__Task to complete__:
Skipping all pictures, set down the lines of the listing from the first through the one with "const RED = '#ff0000';".

━━━━━━━━━━

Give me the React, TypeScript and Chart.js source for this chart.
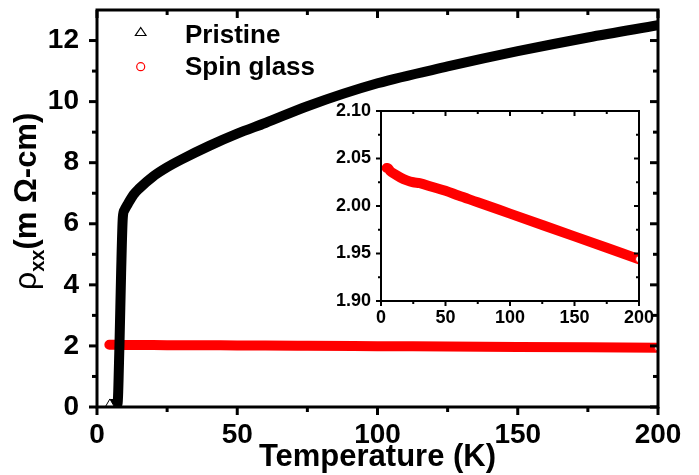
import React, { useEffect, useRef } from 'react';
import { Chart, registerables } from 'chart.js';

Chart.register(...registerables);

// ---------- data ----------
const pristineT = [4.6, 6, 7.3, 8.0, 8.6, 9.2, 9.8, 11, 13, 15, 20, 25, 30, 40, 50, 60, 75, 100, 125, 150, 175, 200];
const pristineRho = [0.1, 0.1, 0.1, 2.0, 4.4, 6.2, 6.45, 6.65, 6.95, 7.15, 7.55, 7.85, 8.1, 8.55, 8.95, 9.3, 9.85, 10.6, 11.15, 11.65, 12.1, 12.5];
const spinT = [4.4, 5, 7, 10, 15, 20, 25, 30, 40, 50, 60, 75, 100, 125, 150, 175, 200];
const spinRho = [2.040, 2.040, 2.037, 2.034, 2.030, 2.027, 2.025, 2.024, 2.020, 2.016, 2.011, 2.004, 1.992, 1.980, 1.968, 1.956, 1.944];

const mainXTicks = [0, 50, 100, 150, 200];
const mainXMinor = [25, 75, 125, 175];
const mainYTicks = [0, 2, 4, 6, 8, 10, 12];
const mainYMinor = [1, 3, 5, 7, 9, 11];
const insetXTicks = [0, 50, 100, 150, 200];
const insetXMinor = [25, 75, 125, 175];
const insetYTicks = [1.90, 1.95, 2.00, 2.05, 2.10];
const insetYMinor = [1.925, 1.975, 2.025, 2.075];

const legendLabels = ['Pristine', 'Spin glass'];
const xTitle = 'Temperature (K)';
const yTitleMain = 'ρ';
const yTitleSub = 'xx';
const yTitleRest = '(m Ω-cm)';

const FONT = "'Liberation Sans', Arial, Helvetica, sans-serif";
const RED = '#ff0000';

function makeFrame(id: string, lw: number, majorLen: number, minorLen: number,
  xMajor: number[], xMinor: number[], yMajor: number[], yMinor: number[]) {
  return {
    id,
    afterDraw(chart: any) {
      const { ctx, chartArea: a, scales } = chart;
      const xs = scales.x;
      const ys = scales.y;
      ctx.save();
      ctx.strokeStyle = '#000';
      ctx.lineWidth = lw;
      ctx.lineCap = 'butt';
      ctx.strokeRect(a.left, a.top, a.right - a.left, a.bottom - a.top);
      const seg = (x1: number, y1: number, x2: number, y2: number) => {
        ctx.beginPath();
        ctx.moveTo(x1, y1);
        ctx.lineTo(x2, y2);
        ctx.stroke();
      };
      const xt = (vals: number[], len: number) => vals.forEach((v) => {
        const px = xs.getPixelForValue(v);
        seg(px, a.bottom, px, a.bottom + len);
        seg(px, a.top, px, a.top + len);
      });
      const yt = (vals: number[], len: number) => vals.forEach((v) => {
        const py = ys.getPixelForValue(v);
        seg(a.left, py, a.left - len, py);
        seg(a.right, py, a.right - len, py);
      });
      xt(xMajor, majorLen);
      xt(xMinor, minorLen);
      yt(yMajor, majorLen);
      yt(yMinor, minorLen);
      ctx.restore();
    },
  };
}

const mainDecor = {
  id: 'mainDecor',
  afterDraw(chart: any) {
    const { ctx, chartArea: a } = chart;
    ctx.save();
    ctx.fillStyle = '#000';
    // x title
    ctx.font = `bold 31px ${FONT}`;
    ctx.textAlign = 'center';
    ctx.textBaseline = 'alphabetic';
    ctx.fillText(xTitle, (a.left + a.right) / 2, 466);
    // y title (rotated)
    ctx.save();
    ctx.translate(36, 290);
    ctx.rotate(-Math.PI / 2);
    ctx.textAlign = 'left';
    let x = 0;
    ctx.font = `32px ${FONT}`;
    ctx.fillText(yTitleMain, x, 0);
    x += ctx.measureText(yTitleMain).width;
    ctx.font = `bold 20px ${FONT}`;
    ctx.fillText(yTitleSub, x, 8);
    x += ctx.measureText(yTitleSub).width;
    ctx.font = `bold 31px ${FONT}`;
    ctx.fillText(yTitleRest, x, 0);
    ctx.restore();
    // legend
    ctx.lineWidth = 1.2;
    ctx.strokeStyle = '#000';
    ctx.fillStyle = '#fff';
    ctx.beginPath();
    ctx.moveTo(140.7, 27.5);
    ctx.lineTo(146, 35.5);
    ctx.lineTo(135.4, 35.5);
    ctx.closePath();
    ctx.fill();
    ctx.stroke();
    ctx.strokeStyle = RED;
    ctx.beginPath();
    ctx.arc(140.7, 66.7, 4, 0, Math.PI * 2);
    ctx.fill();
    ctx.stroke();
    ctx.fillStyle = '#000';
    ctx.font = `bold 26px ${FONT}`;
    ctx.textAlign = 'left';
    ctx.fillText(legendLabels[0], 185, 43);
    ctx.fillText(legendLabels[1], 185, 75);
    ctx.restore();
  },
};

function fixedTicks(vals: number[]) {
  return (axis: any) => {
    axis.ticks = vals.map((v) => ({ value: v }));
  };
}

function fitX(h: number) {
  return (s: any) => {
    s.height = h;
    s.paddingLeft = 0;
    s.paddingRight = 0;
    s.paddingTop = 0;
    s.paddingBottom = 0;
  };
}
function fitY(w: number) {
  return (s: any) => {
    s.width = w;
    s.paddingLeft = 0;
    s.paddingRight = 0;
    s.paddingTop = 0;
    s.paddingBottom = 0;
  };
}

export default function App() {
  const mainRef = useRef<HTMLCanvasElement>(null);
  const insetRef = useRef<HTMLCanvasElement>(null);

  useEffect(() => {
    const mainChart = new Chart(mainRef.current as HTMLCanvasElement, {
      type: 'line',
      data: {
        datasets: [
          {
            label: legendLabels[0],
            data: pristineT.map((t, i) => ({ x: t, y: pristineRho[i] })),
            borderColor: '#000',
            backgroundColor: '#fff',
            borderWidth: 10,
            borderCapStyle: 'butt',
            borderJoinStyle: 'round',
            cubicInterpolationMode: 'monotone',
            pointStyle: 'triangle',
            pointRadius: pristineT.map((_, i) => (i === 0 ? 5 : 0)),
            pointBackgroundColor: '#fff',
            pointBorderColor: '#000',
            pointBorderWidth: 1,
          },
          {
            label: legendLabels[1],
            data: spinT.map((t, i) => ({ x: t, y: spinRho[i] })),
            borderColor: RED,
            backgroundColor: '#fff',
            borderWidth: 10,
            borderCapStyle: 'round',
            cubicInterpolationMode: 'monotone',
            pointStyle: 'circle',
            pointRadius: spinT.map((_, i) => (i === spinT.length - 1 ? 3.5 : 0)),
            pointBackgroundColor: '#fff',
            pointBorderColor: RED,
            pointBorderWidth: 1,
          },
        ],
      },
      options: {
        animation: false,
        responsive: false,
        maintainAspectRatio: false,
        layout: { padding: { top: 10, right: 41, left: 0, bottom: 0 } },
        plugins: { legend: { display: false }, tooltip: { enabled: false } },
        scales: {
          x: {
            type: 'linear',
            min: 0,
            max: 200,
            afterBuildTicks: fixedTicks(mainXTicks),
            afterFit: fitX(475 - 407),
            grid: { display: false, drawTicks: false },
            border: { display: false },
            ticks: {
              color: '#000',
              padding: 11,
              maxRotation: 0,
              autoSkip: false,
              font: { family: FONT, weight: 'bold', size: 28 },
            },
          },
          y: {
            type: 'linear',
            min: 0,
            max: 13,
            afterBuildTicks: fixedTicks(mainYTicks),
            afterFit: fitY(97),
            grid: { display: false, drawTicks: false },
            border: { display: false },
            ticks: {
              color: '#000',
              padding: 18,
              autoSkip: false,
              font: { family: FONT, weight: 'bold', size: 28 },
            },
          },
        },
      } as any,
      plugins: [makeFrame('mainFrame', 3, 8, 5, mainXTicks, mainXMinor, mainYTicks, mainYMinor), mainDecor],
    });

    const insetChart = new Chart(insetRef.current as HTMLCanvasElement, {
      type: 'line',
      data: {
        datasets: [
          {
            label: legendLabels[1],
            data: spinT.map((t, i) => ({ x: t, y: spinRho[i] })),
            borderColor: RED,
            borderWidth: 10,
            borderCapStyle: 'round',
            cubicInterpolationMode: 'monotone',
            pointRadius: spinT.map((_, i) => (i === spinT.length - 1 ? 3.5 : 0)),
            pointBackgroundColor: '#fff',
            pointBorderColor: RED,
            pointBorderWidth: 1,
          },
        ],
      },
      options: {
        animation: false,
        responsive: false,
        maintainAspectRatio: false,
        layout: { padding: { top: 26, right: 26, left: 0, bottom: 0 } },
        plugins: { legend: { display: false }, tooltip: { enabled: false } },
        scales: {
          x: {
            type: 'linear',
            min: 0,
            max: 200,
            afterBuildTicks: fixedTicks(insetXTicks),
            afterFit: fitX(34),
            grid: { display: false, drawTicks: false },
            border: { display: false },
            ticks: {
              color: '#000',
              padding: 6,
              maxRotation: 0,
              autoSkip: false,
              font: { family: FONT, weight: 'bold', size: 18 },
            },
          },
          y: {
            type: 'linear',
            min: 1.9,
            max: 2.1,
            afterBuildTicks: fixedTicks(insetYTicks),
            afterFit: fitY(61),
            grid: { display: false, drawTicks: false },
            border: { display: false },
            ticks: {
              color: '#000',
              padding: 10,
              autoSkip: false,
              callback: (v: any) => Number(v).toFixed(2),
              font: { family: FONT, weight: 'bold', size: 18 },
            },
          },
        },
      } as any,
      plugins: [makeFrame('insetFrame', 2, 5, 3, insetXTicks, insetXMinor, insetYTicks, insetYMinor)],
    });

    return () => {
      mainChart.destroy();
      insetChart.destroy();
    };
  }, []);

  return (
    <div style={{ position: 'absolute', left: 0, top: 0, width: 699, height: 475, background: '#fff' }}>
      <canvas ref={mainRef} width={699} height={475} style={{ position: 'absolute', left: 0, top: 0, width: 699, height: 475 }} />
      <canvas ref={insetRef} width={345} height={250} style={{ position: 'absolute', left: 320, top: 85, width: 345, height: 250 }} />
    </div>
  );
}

━━━━━━━━━━

__Worked answer__:
Give me the React, TypeScript and Chart.js source for this chart.
import React, { useEffect, useRef } from 'react';
import { Chart, registerables } from 'chart.js';

Chart.register(...registerables);

// ---------- data ----------
const pristineT = [4.6, 6, 7.3, 8.0, 8.6, 9.2, 9.8, 11, 13, 15, 20, 25, 30, 40, 50, 60, 75, 100, 125, 150, 175, 200];
const pristineRho = [0.1, 0.1, 0.1, 2.0, 4.4, 6.2, 6.45, 6.65, 6.95, 7.15, 7.55, 7.85, 8.1, 8.55, 8.95, 9.3, 9.85, 10.6, 11.15, 11.65, 12.1, 12.5];
const spinT = [4.4, 5, 7, 10, 15, 20, 25, 30, 40, 50, 60, 75, 100, 125, 150, 175, 200];
const spinRho = [2.040, 2.040, 2.037, 2.034, 2.030, 2.027, 2.025, 2.024, 2.020, 2.016, 2.011, 2.004, 1.992, 1.980, 1.968, 1.956, 1.944];

const mainXTicks = [0, 50, 100, 150, 200];
const mainXMinor = [25, 75, 125, 175];
const mainYTicks = [0, 2, 4, 6, 8, 10, 12];
const mainYMinor = [1, 3, 5, 7, 9, 11];
const insetXTicks = [0, 50, 100, 150, 200];
const insetXMinor = [25, 75, 125, 175];
const insetYTicks = [1.90, 1.95, 2.00, 2.05, 2.10];
const insetYMinor = [1.925, 1.975, 2.025, 2.075];

const legendLabels = ['Pristine', 'Spin glass'];
const xTitle = 'Temperature (K)';
const yTitleMain = 'ρ';
const yTitleSub = 'xx';
const yTitleRest = '(m Ω-cm)';

const FONT = "'Liberation Sans', Arial, Helvetica, sans-serif";
const RED = '#ff0000';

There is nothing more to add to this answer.